Except for the stunning detail in which we get to know him. We see - no - we live through his insecurities, his sex drive, his job, his nostalgia, his insecurities, his wife, his sex drive, his humor, his insecurities, his daughter, his nostalgia, his insecurities, his son, his sex drive, his neuroses, his other son, his humor.

And yes, like a real person his thoughts often return to the same tracks they have covered before.

I fully believe that 99% of readers will want to yell "Let Me Out Of This Man's Skull!" within the first hundred pages because it is such a cramped and uncomfortable place to be in.

However, for the other 1%, let me give two reasons for why I liked the book.
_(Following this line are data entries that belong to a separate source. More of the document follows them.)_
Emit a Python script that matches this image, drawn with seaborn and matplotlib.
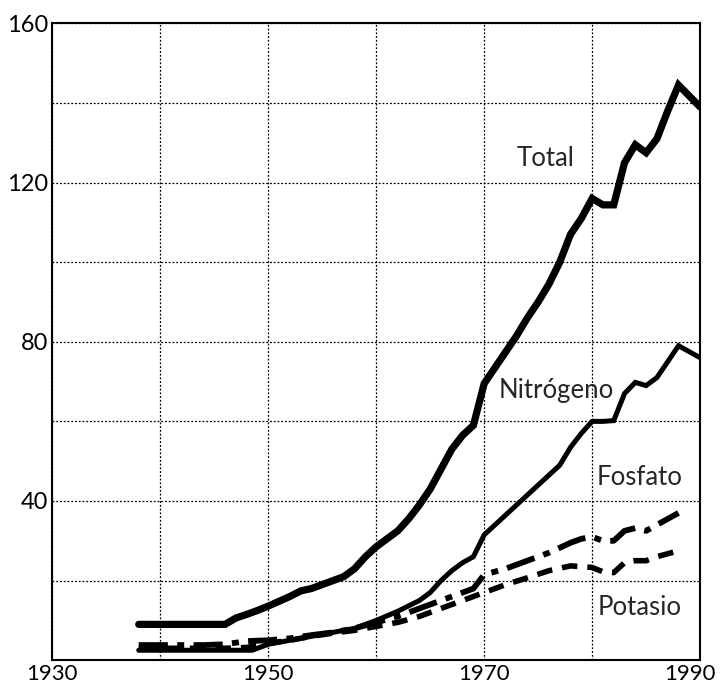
import pandas as pd
import matplotlib.pyplot as plt
import matplotlib.transforms as mtrans
import seaborn as sns

# datos (millones de toneladas)
anios_total = [1938, 1940, 1942, 1944, 1946, 1947, 1948, 1949, 1950, 1951, 1952, 1953,
               1954, 1955, 1956, 1957, 1958, 1959, 1960, 1961, 1962, 1963, 1964, 1965,
               1966, 1967, 1968, 1969, 1970, 1971, 1972, 1973, 1974, 1975, 1976, 1977,
               1978, 1979, 1980, 1981, 1982, 1983, 1984, 1985, 1986, 1987, 1988, 1990]
total = [9, 9, 9, 9, 9, 10.6, 11.5, 12.5, 13.6, 14.8, 16, 17.4,
         18, 19, 20, 21, 23, 26, 28.5, 30.5, 32.5, 35.5, 39, 43,
         48, 53, 56.5, 59, 69.5, 73.5, 77.5, 81.5, 86, 90, 94.5, 100,
         107, 111, 116, 114.4, 114.4, 125, 129.5, 127.5, 131, 138, 144.5, 139]

anios_nitro = [1938, 1946, 1948.5, 1950, 1952, 1954, 1956, 1958, 1960, 1962, 1964, 1965,
               1966, 1967, 1968, 1969, 1970, 1971, 1972, 1973, 1974, 1975, 1976, 1977,
               1978, 1979, 1980, 1981, 1982, 1983, 1984, 1985, 1986, 1987, 1988, 1990]
nitrogeno = [2.5, 2.5, 2.5, 4, 5, 6, 7, 8, 10, 12.3, 15, 17,
             20, 22.5, 24.5, 26, 31.5, 34, 36.5, 39, 41.5, 44, 46.5, 49,
             53.5, 57, 60, 60, 60.2, 67, 69.8, 69, 71, 75, 79, 76]

anios_fosf = [1938, 1944, 1946, 1948, 1950, 1952, 1954, 1956, 1958, 1960, 1962, 1964,
              1966, 1968, 1969, 1970, 1972, 1974, 1976, 1978, 1979, 1980, 1981, 1982,
              1983, 1984, 1985, 1986, 1987, 1988]
fosfato = [3.8, 3.8, 4, 4.8, 5, 5.5, 6.3, 7, 8, 9.5, 11, 13,
           15, 17, 18, 21.5, 23, 25, 27, 29.5, 30.5, 31, 30, 30,
           32.5, 33.2, 32.5, 34, 35.5, 37]

anios_pot = [1938, 1946, 1948, 1950, 1952, 1954, 1956, 1958, 1960, 1962, 1964, 1966,
             1968, 1970, 1972, 1974, 1976, 1978, 1980, 1981, 1982, 1983, 1984, 1985,
             1986, 1988]
potasio = [3, 3, 3.2, 4.3, 5, 6, 6.8, 7.5, 8.5, 9.5, 11, 13,
           15, 17, 19, 20.7, 22.5, 23.7, 23.3, 22.2, 22, 24.5, 25, 25,
           26, 27.5]

x_ticks = [1930, 1940, 1950, 1960, 1970, 1980, 1990]
x_etiquetas = ["1930", "", "1950", "", "1970", "", "1990"]
y_ticks = [0, 20, 40, 60, 80, 100, 120, 140, 160]
y_etiquetas = ["", "", "40", "", "80", "", "120", "", "160"]

sns.set_theme(style="white")
plt.rcParams['font.family'] = ['Lato', 'DejaVu Sans']

fig = plt.figure(figsize=(7.27, 6.87), dpi=100)
ax = fig.add_axes([0.072, 0.039, 0.891, 0.927])

series = [
    (anios_total, total, dict(lw=5.2, linestyle='-')),
    (anios_nitro, nitrogeno, dict(lw=3.6, linestyle='-')),
    (anios_fosf, fosfato, dict(lw=4.2, dashes=(5, 1.6, 1.2, 1.6))),
    (anios_pot, potasio, dict(lw=4.0, dashes=(2.8, 1.8))),
]
for xs, ys, estilo in series:
    df = pd.DataFrame({'anio': xs, 'valor': ys})
    sns.lineplot(data=df, x='anio', y='valor', color='black', ax=ax,
                 solid_joinstyle='miter', **estilo)

ax.set_xlim(1930, 1990)
ax.set_ylim(0, 160)
ax.set_xticks(x_ticks)
ax.set_xticklabels(x_etiquetas)
ax.set_yticks(y_ticks)
ax.set_yticklabels(y_etiquetas)
ax.tick_params(length=0, colors='black')
ax.tick_params(axis='x', pad=3, labelsize=16)
ax.tick_params(axis='y', pad=3, labelsize=17)
ax.set_xlabel("")
ax.set_ylabel("")
ax.grid(True, color='black', linestyle=(0, (1.5, 1.5)), linewidth=0.9)
for s in ax.spines.values():
    s.set_color('black')
    s.set_linewidth(1.5)

# la etiqueta 1990 va un poco a la izquierda para que quepa
ultima = ax.get_xticklabels()[-1]
ultima.set_transform(ultima.get_transform() +
                     mtrans.ScaledTranslation(-0.1, 0, fig.dpi_scale_trans))

ax.text(1975.7, 126, "Total", fontsize=18.5, ha='center', va='center')
ax.text(1976.7, 67.8, "Nitrógeno", fontsize=18.5, ha='center', va='center')
ax.text(1984.4, 46, "Fosfato", fontsize=18.5, ha='center', va='center')
ax.text(1984.4, 13.3, "Potasio", fontsize=18.5, ha='center', va='center')

fig.savefig("out.png", dpi=100)
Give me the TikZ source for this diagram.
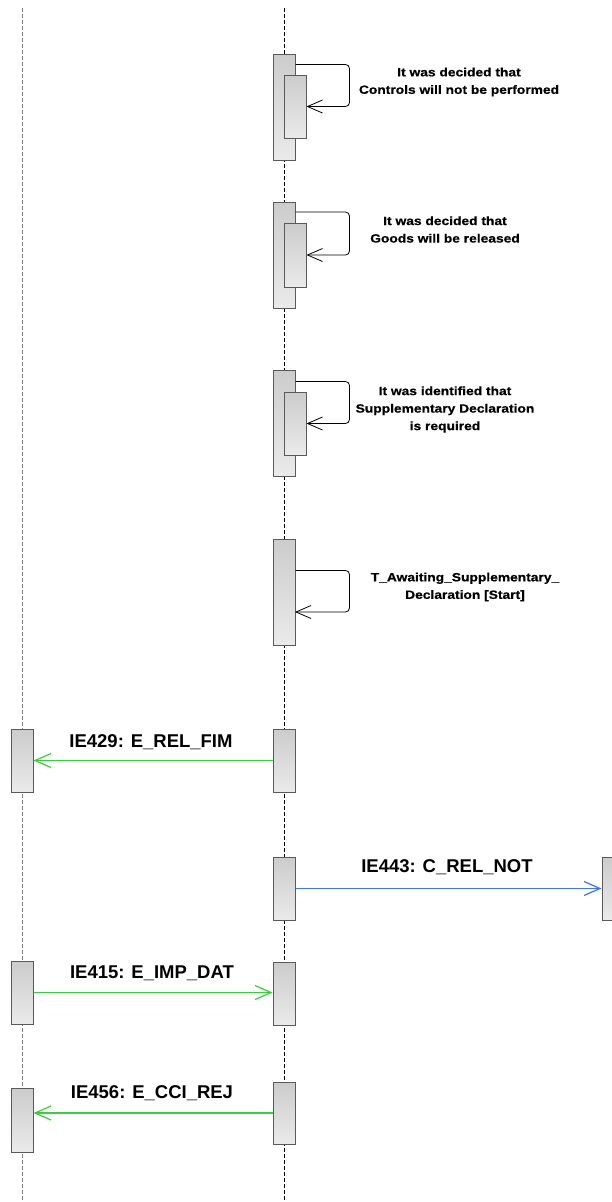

The first reason is the multi-layered portrayal of the character. Consider the instance when Bob visits his son's gym teacher because his son hates some of the activities. Bob is intimidated by the gym teacher because he himself wasn't very good at sports. He feels superior because he is a business manager and not a mere gym teacher. He feels love for his son. He feels his son is right not to enjoy gym because he himself didn't. He feels his son is a wimp because he isn't competitive in sports. He wants to get his way to help his son. He wants to get his way because that proves he is a more powerful man than the gym teacher. This mixture of the good, bad, and banal is ever present in the descriptions of Bob's thoughts and actions.

The second reason is that Heller created an unsympathetic character and made him fully human. The man is despicable. He is an adulterer, a liar, a manipulator, and a betrayer. Yet somehow for me instead of repulsion and denial ("Thank God I am not a sinner like him") Bob evoked repulsion and empathy ("There but for the grace of God go I"). Because as the reader I am so enmeshed in Bob's insecurity and despair, I understand where his impulse to lash out comes from at the same time as I cringe at his behavior. And aren't I a little bit of Bob, speaking thoughtlessly and selfishly just because I feel clever or I feel hurt?